SET TASK:
Will you return, word for word, only the lines from the top of the data below down to and including the one with "const sourceText = '制图: 共研产业咨询 (共研网)';"?
···
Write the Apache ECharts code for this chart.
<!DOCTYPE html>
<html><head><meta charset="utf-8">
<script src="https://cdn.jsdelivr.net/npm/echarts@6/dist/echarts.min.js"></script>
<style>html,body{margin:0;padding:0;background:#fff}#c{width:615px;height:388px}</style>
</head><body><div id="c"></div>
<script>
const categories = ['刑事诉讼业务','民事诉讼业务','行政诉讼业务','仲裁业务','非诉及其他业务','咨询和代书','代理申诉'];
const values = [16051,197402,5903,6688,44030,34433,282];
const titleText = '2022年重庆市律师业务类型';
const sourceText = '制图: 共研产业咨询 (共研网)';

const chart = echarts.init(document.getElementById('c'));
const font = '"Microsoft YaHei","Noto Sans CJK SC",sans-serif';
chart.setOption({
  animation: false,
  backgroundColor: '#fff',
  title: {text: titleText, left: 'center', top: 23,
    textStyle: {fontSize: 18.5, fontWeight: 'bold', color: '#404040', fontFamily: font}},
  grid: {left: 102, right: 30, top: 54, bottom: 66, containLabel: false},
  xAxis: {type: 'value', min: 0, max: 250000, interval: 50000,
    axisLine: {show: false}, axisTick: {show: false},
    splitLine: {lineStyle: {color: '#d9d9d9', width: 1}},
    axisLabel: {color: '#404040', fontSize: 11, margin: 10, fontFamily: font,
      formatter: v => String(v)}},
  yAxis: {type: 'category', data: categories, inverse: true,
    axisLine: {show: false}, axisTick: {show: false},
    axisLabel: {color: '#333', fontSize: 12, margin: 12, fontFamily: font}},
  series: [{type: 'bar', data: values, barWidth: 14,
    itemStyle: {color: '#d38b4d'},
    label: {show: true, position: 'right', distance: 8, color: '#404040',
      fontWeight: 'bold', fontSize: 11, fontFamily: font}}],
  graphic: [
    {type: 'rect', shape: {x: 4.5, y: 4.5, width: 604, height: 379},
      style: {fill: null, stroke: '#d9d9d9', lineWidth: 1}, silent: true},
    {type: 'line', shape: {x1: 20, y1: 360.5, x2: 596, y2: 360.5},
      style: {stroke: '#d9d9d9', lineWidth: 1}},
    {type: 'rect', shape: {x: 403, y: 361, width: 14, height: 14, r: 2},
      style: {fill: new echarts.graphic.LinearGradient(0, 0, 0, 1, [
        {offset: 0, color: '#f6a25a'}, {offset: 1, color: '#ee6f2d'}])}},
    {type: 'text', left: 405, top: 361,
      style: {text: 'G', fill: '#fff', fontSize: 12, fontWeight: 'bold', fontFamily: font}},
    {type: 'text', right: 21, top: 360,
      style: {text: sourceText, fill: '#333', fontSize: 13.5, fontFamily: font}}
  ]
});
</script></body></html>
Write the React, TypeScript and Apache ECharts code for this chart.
···
THE ANSWER:
Write the Apache ECharts code for this chart.
<!DOCTYPE html>
<html><head><meta charset="utf-8">
<script src="https://cdn.jsdelivr.net/npm/echarts@6/dist/echarts.min.js"></script>
<style>html,body{margin:0;padding:0;background:#fff}#c{width:615px;height:388px}</style>
</head><body><div id="c"></div>
<script>
const categories = ['刑事诉讼业务','民事诉讼业务','行政诉讼业务','仲裁业务','非诉及其他业务','咨询和代书','代理申诉'];
const values = [16051,197402,5903,6688,44030,34433,282];
const titleText = '2022年重庆市律师业务类型';
const sourceText = '制图: 共研产业咨询 (共研网)';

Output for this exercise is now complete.